---------- WORKING DATA ----------

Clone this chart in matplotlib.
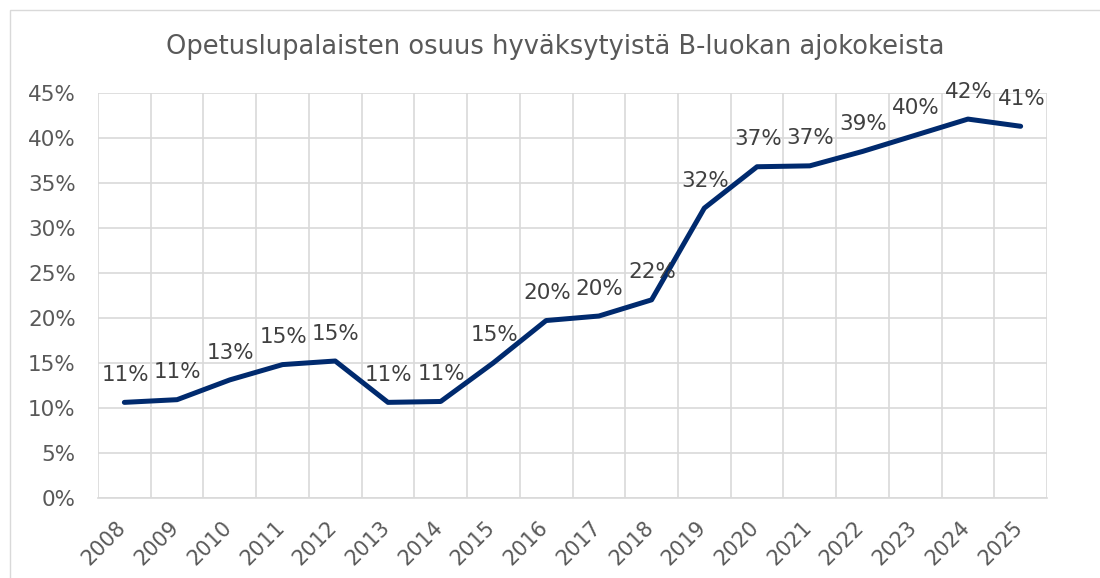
import numpy as np
import matplotlib.pyplot as plt
from matplotlib.patches import Rectangle
from matplotlib.ticker import FixedLocator, PercentFormatter

years = [str(y) for y in range(2008, 2026)]
share = [10.6, 10.9, 13.1, 14.8, 15.2, 10.6, 10.7, 15.0, 19.7, 20.2,
         22.0, 32.2, 36.8, 36.9, 38.5, 40.3, 42.1, 41.3]
labels = ["11%", "11%", "13%", "15%", "15%", "11%", "11%", "15%", "20%", "20%",
          "22%", "32%", "37%", "37%", "39%", "40%", "42%", "41%"]

plt.rcParams['font.family'] = ['DejaVu Sans']

fig = plt.figure(figsize=(11, 5.78), dpi=100)
ax = fig.add_axes([98 / 1100, 1 - 497.7 / 578, (1047 - 98) / 1100, (497.7 - 93) / 578])

# outer chart frame
fig.patches.append(Rectangle((10 / 1100, -0.01), 1.2, 1 - 10 / 578 + 0.01,
                             transform=fig.transFigure, fill=False,
                             edgecolor='#d9d9d9', linewidth=1))

x = np.arange(len(years))
ax.plot(x, share, color='#002a6e', linewidth=3.6, solid_capstyle='round',
        solid_joinstyle='round', zorder=3)

for xi, v, lab in zip(x, share, labels):
    ax.annotate(lab, (xi, v), xytext=(0.5, 12.5), textcoords='offset points',
                ha='center', va='bottom', fontsize=15.5, color='#404040')

ax.set_xlim(-0.5, len(years) - 0.5)
ax.set_ylim(0, 45)
ax.yaxis.set_major_locator(FixedLocator(np.arange(0, 46, 5)))
ax.yaxis.set_major_formatter(PercentFormatter(decimals=0))
ax.set_xticks(x)
ax.set_xticklabels([])
ax.xaxis.set_minor_locator(FixedLocator(np.arange(-0.5, len(years), 1)))

# rotated year labels, ends tucked under each category
for xi, yr in zip(x, years):
    ax.annotate(yr, (xi, 0), xycoords=('data', 'axes fraction'),
                xytext=(-6, -14), textcoords='offset points',
                rotation=45, ha='right', va='top', rotation_mode='anchor',
                fontsize=15, color='#595959')

ax.grid(True, axis='y', which='major', color='#d9d9d9', linewidth=1.2)
ax.grid(True, axis='x', which='minor', color='#d9d9d9', linewidth=1.2)
ax.set_axisbelow(True)
for s in ['top', 'right', 'left']:
    ax.spines[s].set_visible(False)
ax.spines['bottom'].set_color('#d9d9d9')
ax.spines['bottom'].set_linewidth(1.2)

ax.tick_params(axis='both', which='both', length=0, labelsize=15.5, colors='#595959')
ax.tick_params(axis='y', pad=16)

fig.text(555 / 1100, 1 - 47 / 578, "Opetuslupalaisten osuus hyväksytyistä B-luokan ajokokeista",
         ha='center', va='center', fontsize=18.5, color='#595959')

fig.savefig('out.png', dpi=100)
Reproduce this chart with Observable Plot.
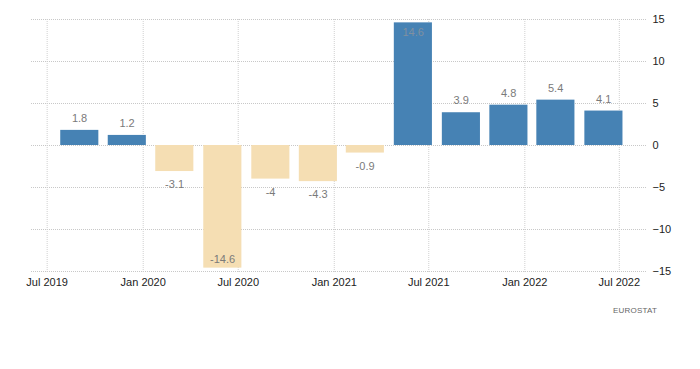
<!DOCTYPE html>
<html>
<head>
<meta charset="utf-8">
<script src="https://cdn.jsdelivr.net/npm/d3@7"></script>
<script src="https://cdn.jsdelivr.net/npm/@observablehq/plot@0.6"></script>
<style>
  html, body { margin: 0; padding: 0; background: #fff; }
  #chart svg { display: block; }
  #caption { width: 700px; box-sizing: border-box; text-align: right; padding-right: 43px;
    font: 8px "Liberation Sans", Arial, sans-serif; color: #666; margin-top: 6px; letter-spacing: 0.2px; }
</style>
</head>
<body>
<div id="chart"></div>
<div id="caption">EUROSTAT</div>
<script>
const quarters = ["2019-Q3","2019-Q4","2020-Q1","2020-Q2","2020-Q3","2020-Q4","2021-Q1","2021-Q2","2021-Q3","2021-Q4","2022-Q1","2022-Q2"];
const values = [1.8, 1.2, -3.1, -14.6, -4, -4.3, -0.9, 14.6, 3.9, 4.8, 5.4, 4.1];
const xTicks = ["2019-07-01","2020-01-01","2020-07-01","2021-01-01","2021-07-01","2022-01-01","2022-07-01"];
const yTicks = [-15, -10, -5, 0, 5, 10, 15];

function quarterDate(q) {
  const [y, qq] = q.split("-Q").map(Number);
  return new Date(Date.UTC(y, (qq - 1) * 3 + 2, 1));
}
const data = quarters.map((q, i) => {
  const c = quarterDate(q);
  return { c, x1: d3.utcDay.offset(c, -36), x2: d3.utcDay.offset(c, 37), v: values[i] };
});
const tickDates = xTicks.map(s => new Date(s + "T00:00:00Z"));

const font = "'Liberation Sans', Arial, sans-serif";
const labelFill = "#7a7a7a";
const chart = Plot.plot({
  width: 700,
  height: 300,
  marginLeft: 31,
  marginRight: 53,
  marginTop: 19,
  marginBottom: 29,
  style: { fontFamily: font, fontSize: "11px", color: "#222", background: "#fff" },
  x: { type: "utc", domain: [new Date("2019-06-01T00:00:00Z"), new Date("2022-08-24T00:00:00Z")] },
  y: { domain: [-15, 15] },
  marks: [
    Plot.gridY(yTicks, { stroke: "#c8c8c8", strokeOpacity: 1, strokeDasharray: "1,1" }),
    Plot.gridX(tickDates, { stroke: "#d0d0d0", strokeOpacity: 1, strokeDasharray: "1,1", insetBottom: -2 }),
    Plot.rectY(data, { x1: "x1", x2: "x2", y1: 0, y2: "v", fill: d => d.v >= 0 ? "#4682b4" : "#f5deb3" }),
    Plot.text(data.filter(d => d.v >= 0 && d.v < 13), { x: "c", y: "v", text: d => String(d.v), dy: -12, fill: labelFill, fontSize: 11 }),
    Plot.text(data.filter(d => d.v < 0 && d.v > -13), { x: "c", y: "v", text: d => String(d.v), dy: 13, fill: labelFill, fontSize: 11 }),
    Plot.text(data.filter(d => d.v >= 13), { x: "c", y: "v", text: d => String(d.v), dy: 10, fill: "#8090a0", fontSize: 11 }),
    Plot.text(data.filter(d => d.v <= -13), { x: "c", y: "v", text: d => String(d.v), dy: -9, fill: labelFill, fontSize: 11 }),
    Plot.axisX(tickDates, { tickFormat: d3.utcFormat("%b %Y"), tickSize: 0, tickPadding: 7, fill: "#222", fontSize: 11 }),
    Plot.axisY(yTicks, { anchor: "right", tickSize: 0, tickPadding: 5, textAnchor: "start", fill: "#222", fontSize: 11, label: null })
  ]
});
document.getElementById("chart").appendChild(chart);
</script>
</body>
</html>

----------

● **TASK INSTRUCTIONS**: Reproduce the full listing above verbatim, with no pictures included.

● **RESPONSE**:
Clone this chart in matplotlib.
import numpy as np
import matplotlib.pyplot as plt
from matplotlib.patches import Rectangle
from matplotlib.ticker import FixedLocator, PercentFormatter

years = [str(y) for y in range(2008, 2026)]
share = [10.6, 10.9, 13.1, 14.8, 15.2, 10.6, 10.7, 15.0, 19.7, 20.2,
         22.0, 32.2, 36.8, 36.9, 38.5, 40.3, 42.1, 41.3]
labels = ["11%", "11%", "13%", "15%", "15%", "11%", "11%", "15%", "20%", "20%",
          "22%", "32%", "37%", "37%", "39%", "40%", "42%", "41%"]

plt.rcParams['font.family'] = ['DejaVu Sans']

fig = plt.figure(figsize=(11, 5.78), dpi=100)
ax = fig.add_axes([98 / 1100, 1 - 497.7 / 578, (1047 - 98) / 1100, (497.7 - 93) / 578])

# outer chart frame
fig.patches.append(Rectangle((10 / 1100, -0.01), 1.2, 1 - 10 / 578 + 0.01,
                             transform=fig.transFigure, fill=False,
                             edgecolor='#d9d9d9', linewidth=1))

x = np.arange(len(years))
ax.plot(x, share, color='#002a6e', linewidth=3.6, solid_capstyle='round',
        solid_joinstyle='round', zorder=3)

for xi, v, lab in zip(x, share, labels):
    ax.annotate(lab, (xi, v), xytext=(0.5, 12.5), textcoords='offset points',
                ha='center', va='bottom', fontsize=15.5, color='#404040')

ax.set_xlim(-0.5, len(years) - 0.5)
ax.set_ylim(0, 45)
ax.yaxis.set_major_locator(FixedLocator(np.arange(0, 46, 5)))
ax.yaxis.set_major_formatter(PercentFormatter(decimals=0))
ax.set_xticks(x)
ax.set_xticklabels([])
ax.xaxis.set_minor_locator(FixedLocator(np.arange(-0.5, len(years), 1)))

# rotated year labels, ends tucked under each category
for xi, yr in zip(x, years):
    ax.annotate(yr, (xi, 0), xycoords=('data', 'axes fraction'),
                xytext=(-6, -14), textcoords='offset points',
                rotation=45, ha='right', va='top', rotation_mode='anchor',
                fontsize=15, color='#595959')

ax.grid(True, axis='y', which='major', color='#d9d9d9', linewidth=1.2)
ax.grid(True, axis='x', which='minor', color='#d9d9d9', linewidth=1.2)
ax.set_axisbelow(True)
for s in ['top', 'right', 'left']:
    ax.spines[s].set_visible(False)
ax.spines['bottom'].set_color('#d9d9d9')
ax.spines['bottom'].set_linewidth(1.2)

ax.tick_params(axis='both', which='both', length=0, labelsize=15.5, colors='#595959')
ax.tick_params(axis='y', pad=16)

fig.text(555 / 1100, 1 - 47 / 578, "Opetuslupalaisten osuus hyväksytyistä B-luokan ajokokeista",
         ha='center', va='center', fontsize=18.5, color='#595959')

fig.savefig('out.png', dpi=100)
Reproduce this chart with Observable Plot.
<!DOCTYPE html>
<html>
<head>
<meta charset="utf-8">
<script src="https://cdn.jsdelivr.net/npm/d3@7"></script>
<script src="https://cdn.jsdelivr.net/npm/@observablehq/plot@0.6"></script>
<style>
  html, body { margin: 0; padding: 0; background: #fff; }
  #chart svg { display: block; }
  #caption { width: 700px; box-sizing: border-box; text-align: right; padding-right: 43px;
    font: 8px "Liberation Sans", Arial, sans-serif; color: #666; margin-top: 6px; letter-spacing: 0.2px; }
</style>
</head>
<body>
<div id="chart"></div>
<div id="caption">EUROSTAT</div>
<script>
const quarters = ["2019-Q3","2019-Q4","2020-Q1","2020-Q2","2020-Q3","2020-Q4","2021-Q1","2021-Q2","2021-Q3","2021-Q4","2022-Q1","2022-Q2"];
const values = [1.8, 1.2, -3.1, -14.6, -4, -4.3, -0.9, 14.6, 3.9, 4.8, 5.4, 4.1];
const xTicks = ["2019-07-01","2020-01-01","2020-07-01","2021-01-01","2021-07-01","2022-01-01","2022-07-01"];
const yTicks = [-15, -10, -5, 0, 5, 10, 15];

function quarterDate(q) {
  const [y, qq] = q.split("-Q").map(Number);
  return new Date(Date.UTC(y, (qq - 1) * 3 + 2, 1));
}
const data = quarters.map((q, i) => {
  const c = quarterDate(q);
  return { c, x1: d3.utcDay.offset(c, -36), x2: d3.utcDay.offset(c, 37), v: values[i] };
});
const tickDates = xTicks.map(s => new Date(s + "T00:00:00Z"));

const font = "'Liberation Sans', Arial, sans-serif";
const labelFill = "#7a7a7a";
const chart = Plot.plot({
  width: 700,
  height: 300,
  marginLeft: 31,
  marginRight: 53,
  marginTop: 19,
  marginBottom: 29,
  style: { fontFamily: font, fontSize: "11px", color: "#222", background: "#fff" },
  x: { type: "utc", domain: [new Date("2019-06-01T00:00:00Z"), new Date("2022-08-24T00:00:00Z")] },
  y: { domain: [-15, 15] },
  marks: [
    Plot.gridY(yTicks, { stroke: "#c8c8c8", strokeOpacity: 1, strokeDasharray: "1,1" }),
    Plot.gridX(tickDates, { stroke: "#d0d0d0", strokeOpacity: 1, strokeDasharray: "1,1", insetBottom: -2 }),
    Plot.rectY(data, { x1: "x1", x2: "x2", y1: 0, y2: "v", fill: d => d.v >= 0 ? "#4682b4" : "#f5deb3" }),
    Plot.text(data.filter(d => d.v >= 0 && d.v < 13), { x: "c", y: "v", text: d => String(d.v), dy: -12, fill: labelFill, fontSize: 11 }),
    Plot.text(data.filter(d => d.v < 0 && d.v > -13), { x: "c", y: "v", text: d => String(d.v), dy: 13, fill: labelFill, fontSize: 11 }),
    Plot.text(data.filter(d => d.v >= 13), { x: "c", y: "v", text: d => String(d.v), dy: 10, fill: "#8090a0", fontSize: 11 }),
    Plot.text(data.filter(d => d.v <= -13), { x: "c", y: "v", text: d => String(d.v), dy: -9, fill: labelFill, fontSize: 11 }),
    Plot.axisX(tickDates, { tickFormat: d3.utcFormat("%b %Y"), tickSize: 0, tickPadding: 7, fill: "#222", fontSize: 11 }),
    Plot.axisY(yTicks, { anchor: "right", tickSize: 0, tickPadding: 5, textAnchor: "start", fill: "#222", fontSize: 11, label: null })
  ]
});
document.getElementById("chart").appendChild(chart);
</script>
</body>
</html>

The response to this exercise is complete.